EXTRACTED MATERIAL »
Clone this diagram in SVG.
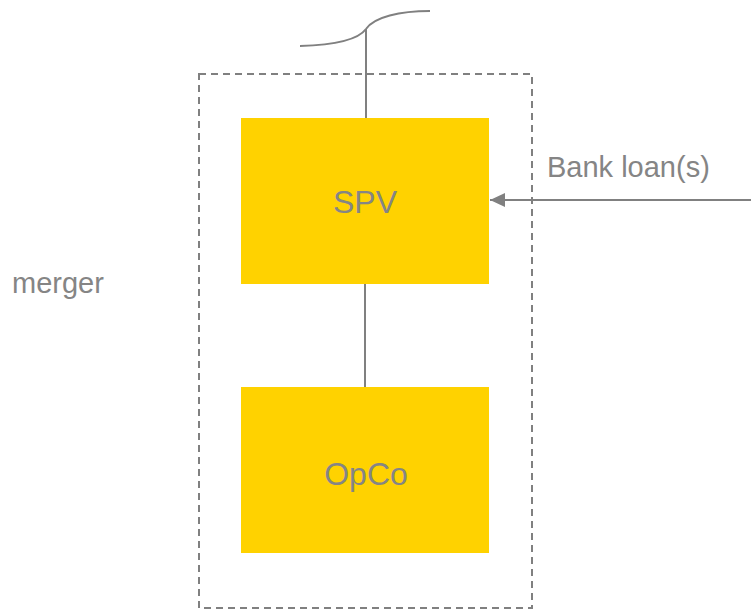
<svg xmlns="http://www.w3.org/2000/svg" width="751" height="609" viewBox="0 0 751 609">
  <style>
    .txt { font-family: "Liberation Sans", Arial, sans-serif; fill: #858585; }
    .box { fill: #FFD200; }
    .line { stroke: #808080; stroke-width: 2; fill: none; }
  </style>
  <defs>
    <marker id="arrow" markerUnits="userSpaceOnUse" markerWidth="16" markerHeight="16" refX="15" refY="8" orient="auto">
      <path d="M0,1 L15,8 L0,15 Z" fill="#808080"/>
    </marker>
  </defs>
  <rect width="751" height="609" fill="#ffffff"/>
  <g id="merger-boundary">
    <rect x="199" y="74" width="333" height="534" fill="none" stroke="#808080" stroke-width="2" stroke-dasharray="7,5"/>
    <text class="txt" x="12" y="293" font-size="29">merger</text>
  </g>
  <g id="connectors">
    <path class="line" d="M300,46 C335,45 358,40 366,29 C374,17 400,11 430,11"/>
    <line class="line" x1="366" y1="29" x2="366" y2="118"/>
    <line class="line" x1="365" y1="284" x2="365" y2="387"/>
    <line class="line" x1="751" y1="200" x2="490" y2="200" stroke-width="2.5" marker-end="url(#arrow)"/>
    <text class="txt" x="547" y="177" font-size="29">Bank loan(s)</text>
  </g>
  <g id="spv">
    <rect class="box" x="241" y="118" width="248" height="166"/>
    <text class="txt" x="365" y="213" font-size="32" text-anchor="middle">SPV</text>
  </g>
  <g id="opco">
    <rect class="box" x="241" y="387" width="248" height="166"/>
    <text class="txt" x="366" y="485" font-size="32" text-anchor="middle">OpCo</text>
  </g>
</svg>
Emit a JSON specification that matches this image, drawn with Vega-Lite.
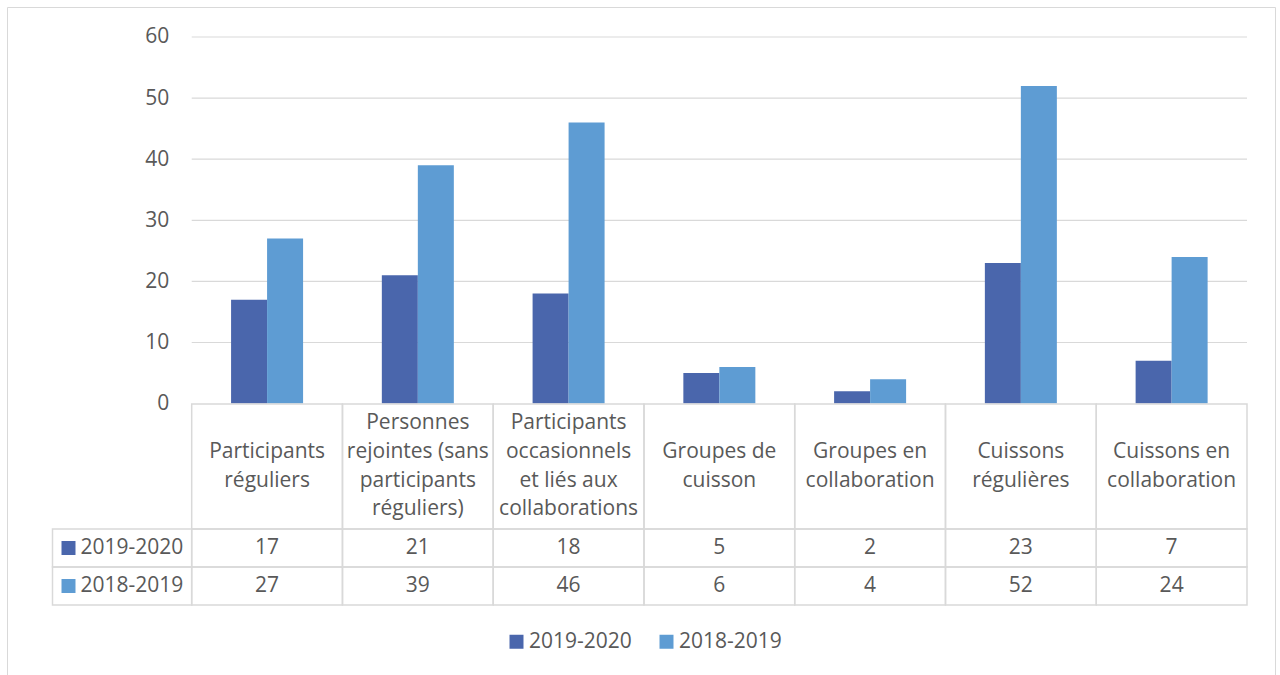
{
  "$schema": "https://vega.github.io/schema/vega-lite/v6.json",
  "width": 1268,
  "height": 670,
  "autosize": {"type": "none"},
  "padding": {"left": 7, "top": 7, "right": 5, "bottom": 0},
  "config": {
    "view": {"stroke": "#d9d9d9", "strokeWidth": 1},
    "font": "Open Sans",
    "text": {"font": "Open Sans", "fontSize": 21, "color": "#595959"}
  },
  "datasets": {
    "vals": [
      {"cat": "Participants réguliers", "series": "2019-2020", "value": 17},
      {"cat": "Personnes rejointes (sans participants réguliers)", "series": "2019-2020", "value": 21},
      {"cat": "Participants occasionnels et liés aux collaborations", "series": "2019-2020", "value": 18},
      {"cat": "Groupes de cuisson", "series": "2019-2020", "value": 5},
      {"cat": "Groupes en collaboration", "series": "2019-2020", "value": 2},
      {"cat": "Cuissons régulières", "series": "2019-2020", "value": 23},
      {"cat": "Cuissons en collaboration", "series": "2019-2020", "value": 7},
      {"cat": "Participants réguliers", "series": "2018-2019", "value": 27},
      {"cat": "Personnes rejointes (sans participants réguliers)", "series": "2018-2019", "value": 39},
      {"cat": "Participants occasionnels et liés aux collaborations", "series": "2018-2019", "value": 46},
      {"cat": "Groupes de cuisson", "series": "2018-2019", "value": 6},
      {"cat": "Groupes en collaboration", "series": "2018-2019", "value": 4},
      {"cat": "Cuissons régulières", "series": "2018-2019", "value": 52},
      {"cat": "Cuissons en collaboration", "series": "2018-2019", "value": 24}
    ],
    "cats": [
      {"cat": "Participants réguliers", "label": "Participants\nréguliers"},
      {"cat": "Personnes rejointes (sans participants réguliers)", "label": "Personnes\nrejointes (sans\nparticipants\nréguliers)"},
      {"cat": "Participants occasionnels et liés aux collaborations", "label": "Participants\noccasionnels\net liés aux\ncollaborations"},
      {"cat": "Groupes de cuisson", "label": "Groupes de\ncuisson"},
      {"cat": "Groupes en collaboration", "label": "Groupes en\ncollaboration"},
      {"cat": "Cuissons régulières", "label": "Cuissons\nrégulières"},
      {"cat": "Cuissons en collaboration", "label": "Cuissons en\ncollaboration"}
    ],
    "series": [
      {"series": "2019-2020"},
      {"series": "2018-2019"}
    ],
    "grid": [
      {"v": 10, "first": "Participants réguliers", "last": "Cuissons en collaboration"},
      {"v": 20, "first": "Participants réguliers", "last": "Cuissons en collaboration"},
      {"v": 30, "first": "Participants réguliers", "last": "Cuissons en collaboration"},
      {"v": 40, "first": "Participants réguliers", "last": "Cuissons en collaboration"},
      {"v": 50, "first": "Participants réguliers", "last": "Cuissons en collaboration"},
      {"v": 60, "first": "Participants réguliers", "last": "Cuissons en collaboration"}
    ]
  },
  "resolve": {"scale": {"x": "independent", "y": "independent"}},
  "layer": [
    {
      "data": {"name": "grid"},
      "mark": {"type": "rule", "color": "#d9d9d9", "strokeWidth": 1.2},
      "encoding": {
        "x": {"field": "first", "type": "nominal", "bandPosition": 0, "axis": null,
              "scale": {"type": "band", "domain": ["Participants réguliers", "Personnes rejointes (sans participants réguliers)", "Participants occasionnels et liés aux collaborations", "Groupes de cuisson", "Groupes en collaboration", "Cuissons régulières", "Cuissons en collaboration"], "paddingInner": 0, "range": [184.7, 1240]}},
        "x2": {"field": "last", "bandPosition": 1},
        "y": {"field": "v", "type": "quantitative", "axis": null,
              "scale": {"domain": [-44.75, 64.91], "nice": false, "zero": false}}
      }
    },
    {
      "data": {"name": "vals"},
      "mark": {"type": "bar"},
      "encoding": {
        "x": {"field": "cat", "type": "nominal", "axis": null,
              "scale": {"type": "band", "domain": ["Participants réguliers", "Personnes rejointes (sans participants réguliers)", "Participants occasionnels et liés aux collaborations", "Groupes de cuisson", "Groupes en collaboration", "Cuissons régulières", "Cuissons en collaboration"], "paddingInner": 0.5224, "paddingOuter": 0.2612, "range": [184.7, 1240]}},
        "xOffset": {"field": "series", "type": "nominal",
                    "scale": {"domain": ["2019-2020", "2018-2019"], "paddingInner": 0, "paddingOuter": 0}},
        "y": {"field": "value", "type": "quantitative", "stack": null,
              "scale": {"domain": [-44.75, 64.91], "nice": false, "zero": false},
              "axis": {"orient": "left", "values": [0, 10, 20, 30, 40, 50, 60], "grid": false, "domain": false, "ticks": false,
                       "offset": -184.7, "labelPadding": 23, "labelFont": "Open Sans", "labelFontSize": 21, "labelColor": "#595959", "title": null}},
        "color": {"field": "series", "type": "nominal",
                  "scale": {"domain": ["2019-2020", "2018-2019"], "range": ["#4A66AC", "#5E9CD3"]},
                  "legend": {"orient": "none", "legendX": 499, "legendY": 624, "direction": "horizontal", "title": null,
                             "symbolType": "square", "symbolSize": 196, "symbolStrokeWidth": 0, "labelFont": "Open Sans",
                             "labelFontSize": 21, "labelColor": "#595959", "labelOffset": 2, "columnPadding": 24, "padding": 0}}
      }
    },
    {
      "data": {"name": "cats"},
      "mark": {"type": "rect", "fill": "transparent", "stroke": "#d9d9d9", "strokeWidth": 1.5},
      "encoding": {
        "x": {"field": "cat", "type": "nominal", "axis": null,
              "scale": {"type": "band", "domain": ["Participants réguliers", "Personnes rejointes (sans participants réguliers)", "Participants occasionnels et liés aux collaborations", "Groupes de cuisson", "Groupes en collaboration", "Cuissons régulières", "Cuissons en collaboration"], "paddingInner": 0, "range": [184.7, 1240]}},
        "y": {"datum": "labels", "type": "nominal", "axis": null,
              "scale": {"type": "band", "domain": ["labels"], "paddingInner": 0, "paddingOuter": 0, "range": [397, 522]}}
      }
    },
    {
      "data": {"name": "cats"},
      "transform": [{"filter": {"not": {"field": "cat", "oneOf": ["Personnes rejointes (sans participants réguliers)", "Participants occasionnels et liés aux collaborations"]}}}],
      "mark": {"type": "text", "lineBreak": "\n", "lineHeight": 28.7, "baseline": "middle", "align": "center", "dy": -14.5},
      "encoding": {
        "x": {"field": "cat", "type": "nominal", "axis": null,
              "scale": {"type": "band", "domain": ["Participants réguliers", "Personnes rejointes (sans participants réguliers)", "Participants occasionnels et liés aux collaborations", "Groupes de cuisson", "Groupes en collaboration", "Cuissons régulières", "Cuissons en collaboration"], "paddingInner": 0, "range": [184.7, 1240]}},
        "y": {"datum": "labels", "type": "nominal", "axis": null,
              "scale": {"type": "band", "domain": ["labels"], "paddingInner": 0, "paddingOuter": 0, "range": [397, 522]}},
        "text": {"field": "label", "type": "nominal"}
      }
    },
    {
      "data": {"name": "cats"},
      "transform": [{"filter": {"field": "cat", "oneOf": ["Personnes rejointes (sans participants réguliers)", "Participants occasionnels et liés aux collaborations"]}}],
      "mark": {"type": "text", "lineBreak": "\n", "lineHeight": 28.7, "baseline": "middle", "align": "center", "dy": -43.2},
      "encoding": {
        "x": {"field": "cat", "type": "nominal", "axis": null,
              "scale": {"type": "band", "domain": ["Participants réguliers", "Personnes rejointes (sans participants réguliers)", "Participants occasionnels et liés aux collaborations", "Groupes de cuisson", "Groupes en collaboration", "Cuissons régulières", "Cuissons en collaboration"], "paddingInner": 0, "range": [184.7, 1240]}},
        "y": {"datum": "labels", "type": "nominal", "axis": null,
              "scale": {"type": "band", "domain": ["labels"], "paddingInner": 0, "paddingOuter": 0, "range": [397, 522]}},
        "text": {"field": "label", "type": "nominal"}
      }
    },
    {
      "data": {"name": "vals"},
      "mark": {"type": "rect", "fill": "transparent", "stroke": "#d9d9d9", "strokeWidth": 1.5},
      "encoding": {
        "x": {"field": "cat", "type": "nominal", "axis": null,
              "scale": {"type": "band", "domain": ["Participants réguliers", "Personnes rejointes (sans participants réguliers)", "Participants occasionnels et liés aux collaborations", "Groupes de cuisson", "Groupes en collaboration", "Cuissons régulières", "Cuissons en collaboration"], "paddingInner": 0, "range": [184.7, 1240]}},
        "y": {"field": "series", "type": "nominal", "axis": null,
              "scale": {"type": "band", "domain": ["2019-2020", "2018-2019"], "paddingInner": 0, "paddingOuter": 0, "range": [522, 598]}}
      }
    },
    {
      "data": {"name": "vals"},
      "mark": {"type": "text", "baseline": "middle", "align": "center"},
      "encoding": {
        "x": {"field": "cat", "type": "nominal", "axis": null,
              "scale": {"type": "band", "domain": ["Participants réguliers", "Personnes rejointes (sans participants réguliers)", "Participants occasionnels et liés aux collaborations", "Groupes de cuisson", "Groupes en collaboration", "Cuissons régulières", "Cuissons en collaboration"], "paddingInner": 0, "range": [184.7, 1240]}},
        "y": {"field": "series", "type": "nominal", "axis": null,
              "scale": {"type": "band", "domain": ["2019-2020", "2018-2019"], "paddingInner": 0, "paddingOuter": 0, "range": [522, 598]}},
        "text": {"field": "value", "type": "quantitative"}
      }
    },
    {
      "data": {"name": "series"},
      "mark": {"type": "rect", "fill": "transparent", "stroke": "#d9d9d9", "strokeWidth": 1.5},
      "encoding": {
        "x": {"datum": "hdr", "type": "nominal", "axis": null,
              "scale": {"type": "band", "domain": ["hdr"], "paddingInner": 0, "paddingOuter": 0, "range": [45.5, 184.7]}},
        "y": {"field": "series", "type": "nominal", "axis": null,
              "scale": {"type": "band", "domain": ["2019-2020", "2018-2019"], "paddingInner": 0, "paddingOuter": 0, "range": [522, 598]}}
      }
    },
    {
      "data": {"name": "series"},
      "mark": {"type": "point", "shape": "square", "filled": true, "size": 196, "opacity": 1, "xOffset": 16},
      "encoding": {
        "x": {"datum": "hdr", "type": "nominal", "bandPosition": 0, "axis": null,
              "scale": {"type": "band", "domain": ["hdr"], "paddingInner": 0, "paddingOuter": 0, "range": [45.5, 184.7]}},
        "y": {"field": "series", "type": "nominal", "axis": null,
              "scale": {"type": "band", "domain": ["2019-2020", "2018-2019"], "paddingInner": 0, "paddingOuter": 0, "range": [522, 598]}},
        "color": {"field": "series", "type": "nominal",
                  "scale": {"domain": ["2019-2020", "2018-2019"], "range": ["#4A66AC", "#5E9CD3"]},
                  "legend": {"orient": "none", "legendX": 499, "legendY": 624, "direction": "horizontal", "title": null,
                             "symbolType": "square", "symbolSize": 196, "symbolStrokeWidth": 0, "labelFont": "Open Sans",
                             "labelFontSize": 21, "labelColor": "#595959", "labelOffset": 2, "columnPadding": 24, "padding": 0}}
      }
    },
    {
      "data": {"name": "series"},
      "mark": {"type": "text", "baseline": "middle", "align": "left", "dx": 28},
      "encoding": {
        "x": {"datum": "hdr", "type": "nominal", "bandPosition": 0, "axis": null,
              "scale": {"type": "band", "domain": ["hdr"], "paddingInner": 0, "paddingOuter": 0, "range": [45.5, 184.7]}},
        "y": {"field": "series", "type": "nominal", "axis": null,
              "scale": {"type": "band", "domain": ["2019-2020", "2018-2019"], "paddingInner": 0, "paddingOuter": 0, "range": [522, 598]}},
        "text": {"field": "series", "type": "nominal"}
      }
    }
  ]
}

AIM » Go over the records above and tally the lines with the word "this" in them. Give the number alone.

PROBLEM SOLUTION » 2